▶ Data block
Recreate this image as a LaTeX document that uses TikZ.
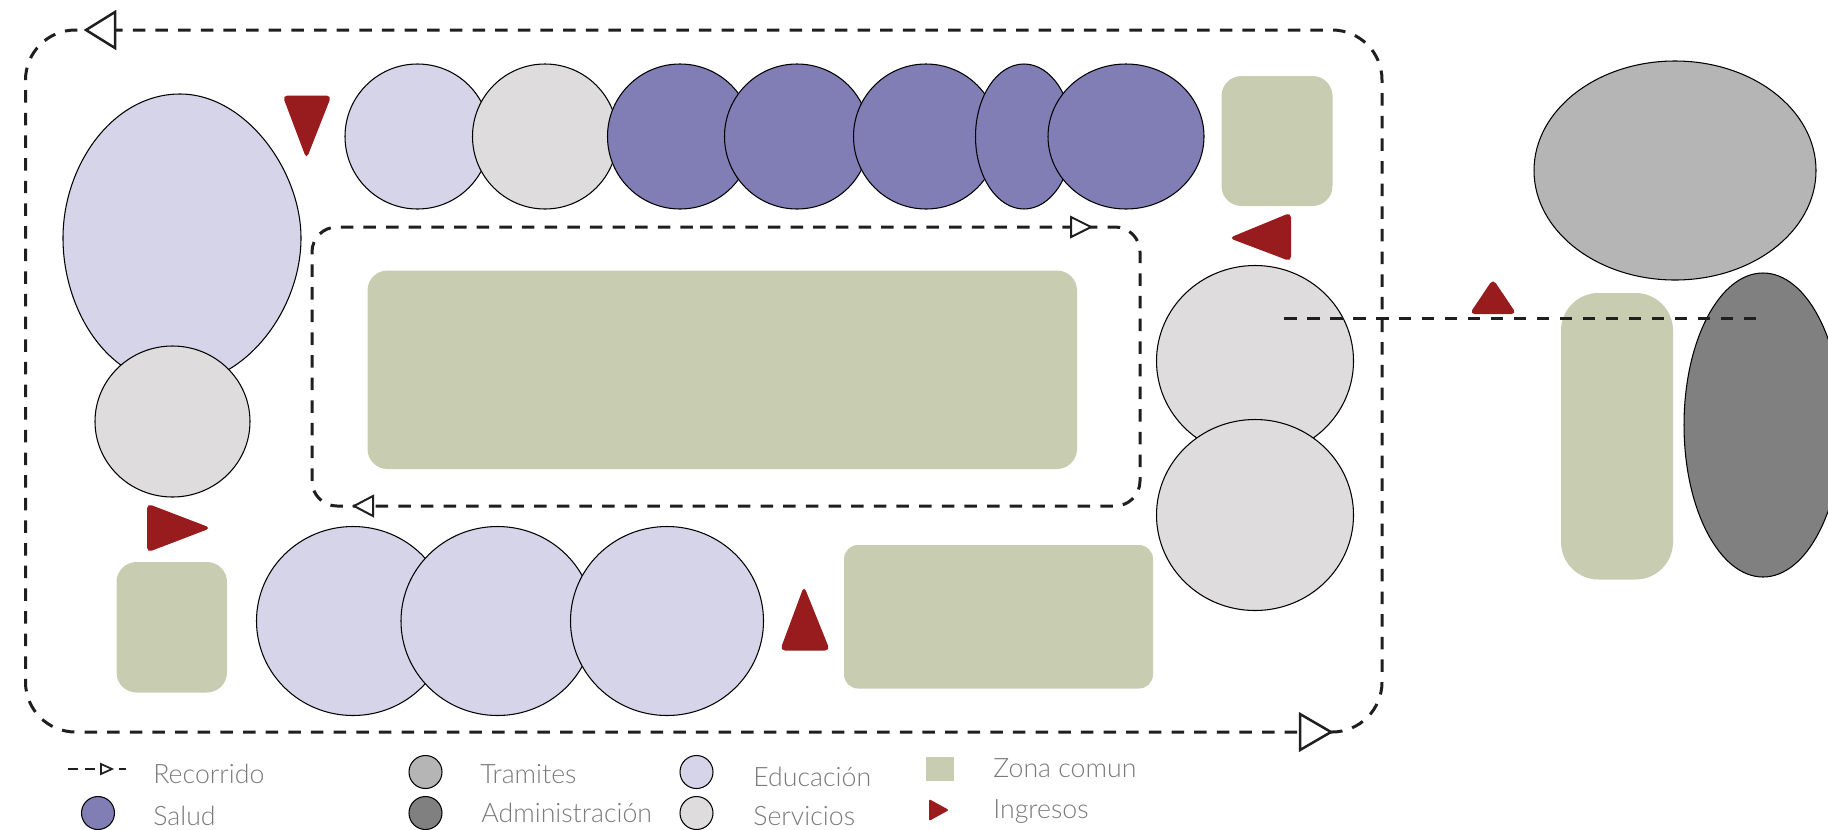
\documentclass[tikz,border=0pt]{standalone}
\usepackage{fontspec}
\setmainfont{Lato}[UprightFont=* Light]
\usetikzlibrary{shapes.geometric}
\definecolor{educacion}{HTML}{D6D4E9}
\definecolor{servicios}{HTML}{DEDCDD}
\definecolor{salud}{HTML}{817DB5}
\definecolor{tramites}{HTML}{B5B5B5}
\definecolor{admin}{HTML}{808080}
\definecolor{zona}{HTML}{C8CCB0}
\definecolor{ingreso}{HTML}{981B1E}
\definecolor{rotulo}{HTML}{7A7A7A}
\tikzset{
  espacio/.style={ellipse,draw=black,line width=0.6pt,inner sep=0pt,outer sep=0pt},
  recorrido/.style={draw=black!88,line width=0.06cm,dash pattern=on 0.25cm off 0.203cm},
  flecha/.style={draw=black!88,line width=0.05cm,fill=white},
  ingresotri/.style={fill=ingreso,rounded corners=0.1cm},
  rotulotxt/.style={anchor=base west,inner sep=0pt,text=rotulo,font=\fontsize{15.2}{18}\selectfont},
}
\begin{document}
\begin{tikzpicture}[x=0.02cm,y=-0.02cm]
  \useasboundingbox (0,0) rectangle (1828,829);
  \begin{scope}
    \clip (0,0) rectangle (1828,829);
    % edificio izquierdo
    \draw[fill=educacion,line width=0.6pt] (63,238) .. controls (63,165) and (113,94) .. (180,94)
      .. controls (245,94) and (301,170) .. (301,238)
      .. controls (301,310) and (245,384) .. (178,384)
      .. controls (108,384) and (63,310) .. (63,238);
    \node[espacio,fill=servicios,minimum width=155*0.02cm,minimum height=151*0.02cm] (servA) at (172.5,421.5) {};
    % fila superior
    \node[espacio,fill=educacion,minimum width=145*0.02cm,minimum height=145*0.02cm] (eduA) at (417.5,136.5) {};
    \node[espacio,fill=servicios,minimum width=145*0.02cm,minimum height=145*0.02cm] (servB) at (545,136.5) {};
    \node[espacio,fill=salud,minimum width=145*0.02cm,minimum height=145*0.02cm] (saludA) at (680,136.5) {};
    \node[espacio,fill=salud,minimum width=145*0.02cm,minimum height=145*0.02cm] (saludB) at (797,136.5) {};
    \node[espacio,fill=salud,minimum width=145*0.02cm,minimum height=145*0.02cm] (saludC) at (926,136.5) {};
    \node[espacio,fill=salud,minimum width=97*0.02cm,minimum height=145*0.02cm] (saludD) at (1024,136.5) {};
    \node[espacio,fill=salud,minimum width=156*0.02cm,minimum height=145*0.02cm] (saludE) at (1126,136.5) {};
    % circulos derecha
    \node[espacio,fill=servicios,minimum width=197*0.02cm,minimum height=191*0.02cm] (servC) at (1255,361) {};
    \node[espacio,fill=servicios,minimum width=197*0.02cm,minimum height=191*0.02cm] (servD) at (1255,515) {};
    % fila inferior
    \node[espacio,fill=educacion,minimum width=193*0.02cm,minimum height=189*0.02cm] (eduB) at (353,621) {};
    \node[espacio,fill=educacion,minimum width=193*0.02cm,minimum height=189*0.02cm] (eduC) at (497.5,621) {};
    \node[espacio,fill=educacion,minimum width=193*0.02cm,minimum height=189*0.02cm] (eduD) at (667,621) {};
    % zonas comunes
    \fill[zona,rounded corners=0.4cm] (1221.5,76) rectangle (1332.5,206);
    \fill[zona,rounded corners=0.4cm] (367.5,270.5) rectangle (1077,469);
    \fill[zona,rounded corners=0.28cm] (844,545) rectangle (1153,688.5);
    \fill[zona,rounded corners=0.4cm] (116.5,562) rectangle (227,692.5);
    \fill[zona,rounded corners=0.75cm] (1561,293) rectangle (1673,579.5);
    % bloque derecho
    \node[espacio,fill=tramites,minimum width=282*0.02cm,minimum height=219*0.02cm] (tramiteA) at (1675,170.5) {};
    \node[espacio,fill=admin,minimum width=158*0.02cm,minimum height=304*0.02cm] (adminA) at (1763,425) {};
    % ingresos
    \fill[ingresotri] (282.5,95.5) -- (331.5,95.5) -- (306.5,159) -- cycle;
    \fill[ingresotri] (1229,238) -- (1291,212.5) -- (1291,261.5) -- cycle;
    \fill[ingresotri] (1493,279) -- (1469.5,314) -- (1516.5,314) -- cycle;
    \fill[ingresotri] (147,503.5) -- (147,552.5) -- (211,528) -- cycle;
    \fill[ingresotri] (804,586) -- (780,650.5) -- (830,650.5) -- cycle;
    % recorridos
    \draw[recorrido,rounded corners=1cm] (1382,400) -- (1382,30) -- (25.5,30) -- (25.5,732) -- (1382,732) -- (1382,400);
    \draw[recorrido,rounded corners=0.5cm] (700,227) -- (1140,227) -- (1140,506) -- (312,506) -- (312,227) -- (700,227);
    \coordinate (accesoA) at (1284,318);
    \coordinate (accesoB) at (1757,318);
    \draw[recorrido,dash pattern=on 0.25cm off 0.21cm] (accesoA) -- (accesoB);
    \filldraw[flecha] (86,30) -- (115,12) -- (115,48) -- cycle;
    \filldraw[flecha] (1331,732) -- (1300,714) -- (1300,750) -- cycle;
    \filldraw[flecha,line width=0.04cm] (1091,227) -- (1071,217) -- (1071,237) -- cycle;
    \filldraw[flecha,line width=0.04cm] (354,506) -- (373,496) -- (373,516) -- cycle;
  \end{scope}
  % leyenda
  \coordinate (leyA) at (68,769);
  \coordinate (leyB) at (126,769);
  \draw[recorrido,line width=0.045cm,dash pattern=on 0.2cm off 0.14cm] (leyA) -- (leyB);
  \filldraw[flecha,line width=0.035cm] (112,769) -- (101,764) -- (101,774) -- cycle;
  \node[rotulotxt] (txtRecorrido) at (153,783) {Recorrido};
  \node[espacio,fill=salud,minimum width=33*0.02cm,minimum height=33*0.02cm] (leySalud) at (98,813) {};
  \node[rotulotxt] (txtSalud) at (153,825) {Salud};
  \node[espacio,fill=tramites,minimum width=33*0.02cm,minimum height=33*0.02cm] (leyTramites) at (425.5,772) {};
  \node[rotulotxt] (txtTramites) at (480,783) {Tramites};
  \node[espacio,fill=admin,minimum width=33*0.02cm,minimum height=33*0.02cm] (leyAdmin) at (425.5,813) {};
  \node[rotulotxt] (txtAdmin) at (481,822) {Administración};
  \node[espacio,fill=educacion,minimum width=33*0.02cm,minimum height=33*0.02cm] (leyEdu) at (696.5,772) {};
  \node[rotulotxt] (txtEdu) at (753,786) {Educación};
  \node[espacio,fill=servicios,minimum width=33*0.02cm,minimum height=33*0.02cm] (leyServ) at (696.5,813) {};
  \node[rotulotxt] (txtServ) at (753,825) {Servicios};
  \fill[zona] (926,757) rectangle (953.5,781);
  \node[rotulotxt] (txtZona) at (993,777) {Zona comun};
  \fill[ingresotri,rounded corners=0.04cm] (929,799) -- (949,810) -- (929,821) -- cycle;
  \node[rotulotxt] (txtIngresos) at (993,818) {Ingresos};
\end{tikzpicture}
\end{document}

▶ Task
Extract the full listing above verbatim; pictures are to be left out of the copy.

▶ Output of the task
Recreate this image as a LaTeX document that uses TikZ.
\documentclass[tikz,border=0pt]{standalone}
\usepackage{fontspec}
\setmainfont{Lato}[UprightFont=* Light]
\usetikzlibrary{shapes.geometric}
\definecolor{educacion}{HTML}{D6D4E9}
\definecolor{servicios}{HTML}{DEDCDD}
\definecolor{salud}{HTML}{817DB5}
\definecolor{tramites}{HTML}{B5B5B5}
\definecolor{admin}{HTML}{808080}
\definecolor{zona}{HTML}{C8CCB0}
\definecolor{ingreso}{HTML}{981B1E}
\definecolor{rotulo}{HTML}{7A7A7A}
\tikzset{
  espacio/.style={ellipse,draw=black,line width=0.6pt,inner sep=0pt,outer sep=0pt},
  recorrido/.style={draw=black!88,line width=0.06cm,dash pattern=on 0.25cm off 0.203cm},
  flecha/.style={draw=black!88,line width=0.05cm,fill=white},
  ingresotri/.style={fill=ingreso,rounded corners=0.1cm},
  rotulotxt/.style={anchor=base west,inner sep=0pt,text=rotulo,font=\fontsize{15.2}{18}\selectfont},
}
\begin{document}
\begin{tikzpicture}[x=0.02cm,y=-0.02cm]
  \useasboundingbox (0,0) rectangle (1828,829);
  \begin{scope}
    \clip (0,0) rectangle (1828,829);
    % edificio izquierdo
    \draw[fill=educacion,line width=0.6pt] (63,238) .. controls (63,165) and (113,94) .. (180,94)
      .. controls (245,94) and (301,170) .. (301,238)
      .. controls (301,310) and (245,384) .. (178,384)
      .. controls (108,384) and (63,310) .. (63,238);
    \node[espacio,fill=servicios,minimum width=155*0.02cm,minimum height=151*0.02cm] (servA) at (172.5,421.5) {};
    % fila superior
    \node[espacio,fill=educacion,minimum width=145*0.02cm,minimum height=145*0.02cm] (eduA) at (417.5,136.5) {};
    \node[espacio,fill=servicios,minimum width=145*0.02cm,minimum height=145*0.02cm] (servB) at (545,136.5) {};
    \node[espacio,fill=salud,minimum width=145*0.02cm,minimum height=145*0.02cm] (saludA) at (680,136.5) {};
    \node[espacio,fill=salud,minimum width=145*0.02cm,minimum height=145*0.02cm] (saludB) at (797,136.5) {};
    \node[espacio,fill=salud,minimum width=145*0.02cm,minimum height=145*0.02cm] (saludC) at (926,136.5) {};
    \node[espacio,fill=salud,minimum width=97*0.02cm,minimum height=145*0.02cm] (saludD) at (1024,136.5) {};
    \node[espacio,fill=salud,minimum width=156*0.02cm,minimum height=145*0.02cm] (saludE) at (1126,136.5) {};
    % circulos derecha
    \node[espacio,fill=servicios,minimum width=197*0.02cm,minimum height=191*0.02cm] (servC) at (1255,361) {};
    \node[espacio,fill=servicios,minimum width=197*0.02cm,minimum height=191*0.02cm] (servD) at (1255,515) {};
    % fila inferior
    \node[espacio,fill=educacion,minimum width=193*0.02cm,minimum height=189*0.02cm] (eduB) at (353,621) {};
    \node[espacio,fill=educacion,minimum width=193*0.02cm,minimum height=189*0.02cm] (eduC) at (497.5,621) {};
    \node[espacio,fill=educacion,minimum width=193*0.02cm,minimum height=189*0.02cm] (eduD) at (667,621) {};
    % zonas comunes
    \fill[zona,rounded corners=0.4cm] (1221.5,76) rectangle (1332.5,206);
    \fill[zona,rounded corners=0.4cm] (367.5,270.5) rectangle (1077,469);
    \fill[zona,rounded corners=0.28cm] (844,545) rectangle (1153,688.5);
    \fill[zona,rounded corners=0.4cm] (116.5,562) rectangle (227,692.5);
    \fill[zona,rounded corners=0.75cm] (1561,293) rectangle (1673,579.5);
    % bloque derecho
    \node[espacio,fill=tramites,minimum width=282*0.02cm,minimum height=219*0.02cm] (tramiteA) at (1675,170.5) {};
    \node[espacio,fill=admin,minimum width=158*0.02cm,minimum height=304*0.02cm] (adminA) at (1763,425) {};
    % ingresos
    \fill[ingresotri] (282.5,95.5) -- (331.5,95.5) -- (306.5,159) -- cycle;
    \fill[ingresotri] (1229,238) -- (1291,212.5) -- (1291,261.5) -- cycle;
    \fill[ingresotri] (1493,279) -- (1469.5,314) -- (1516.5,314) -- cycle;
    \fill[ingresotri] (147,503.5) -- (147,552.5) -- (211,528) -- cycle;
    \fill[ingresotri] (804,586) -- (780,650.5) -- (830,650.5) -- cycle;
    % recorridos
    \draw[recorrido,rounded corners=1cm] (1382,400) -- (1382,30) -- (25.5,30) -- (25.5,732) -- (1382,732) -- (1382,400);
    \draw[recorrido,rounded corners=0.5cm] (700,227) -- (1140,227) -- (1140,506) -- (312,506) -- (312,227) -- (700,227);
    \coordinate (accesoA) at (1284,318);
    \coordinate (accesoB) at (1757,318);
    \draw[recorrido,dash pattern=on 0.25cm off 0.21cm] (accesoA) -- (accesoB);
    \filldraw[flecha] (86,30) -- (115,12) -- (115,48) -- cycle;
    \filldraw[flecha] (1331,732) -- (1300,714) -- (1300,750) -- cycle;
    \filldraw[flecha,line width=0.04cm] (1091,227) -- (1071,217) -- (1071,237) -- cycle;
    \filldraw[flecha,line width=0.04cm] (354,506) -- (373,496) -- (373,516) -- cycle;
  \end{scope}
  % leyenda
  \coordinate (leyA) at (68,769);
  \coordinate (leyB) at (126,769);
  \draw[recorrido,line width=0.045cm,dash pattern=on 0.2cm off 0.14cm] (leyA) -- (leyB);
  \filldraw[flecha,line width=0.035cm] (112,769) -- (101,764) -- (101,774) -- cycle;
  \node[rotulotxt] (txtRecorrido) at (153,783) {Recorrido};
  \node[espacio,fill=salud,minimum width=33*0.02cm,minimum height=33*0.02cm] (leySalud) at (98,813) {};
  \node[rotulotxt] (txtSalud) at (153,825) {Salud};
  \node[espacio,fill=tramites,minimum width=33*0.02cm,minimum height=33*0.02cm] (leyTramites) at (425.5,772) {};
  \node[rotulotxt] (txtTramites) at (480,783) {Tramites};
  \node[espacio,fill=admin,minimum width=33*0.02cm,minimum height=33*0.02cm] (leyAdmin) at (425.5,813) {};
  \node[rotulotxt] (txtAdmin) at (481,822) {Administración};
  \node[espacio,fill=educacion,minimum width=33*0.02cm,minimum height=33*0.02cm] (leyEdu) at (696.5,772) {};
  \node[rotulotxt] (txtEdu) at (753,786) {Educación};
  \node[espacio,fill=servicios,minimum width=33*0.02cm,minimum height=33*0.02cm] (leyServ) at (696.5,813) {};
  \node[rotulotxt] (txtServ) at (753,825) {Servicios};
  \fill[zona] (926,757) rectangle (953.5,781);
  \node[rotulotxt] (txtZona) at (993,777) {Zona comun};
  \fill[ingresotri,rounded corners=0.04cm] (929,799) -- (949,810) -- (929,821) -- cycle;
  \node[rotulotxt] (txtIngresos) at (993,818) {Ingresos};
\end{tikzpicture}
\end{document}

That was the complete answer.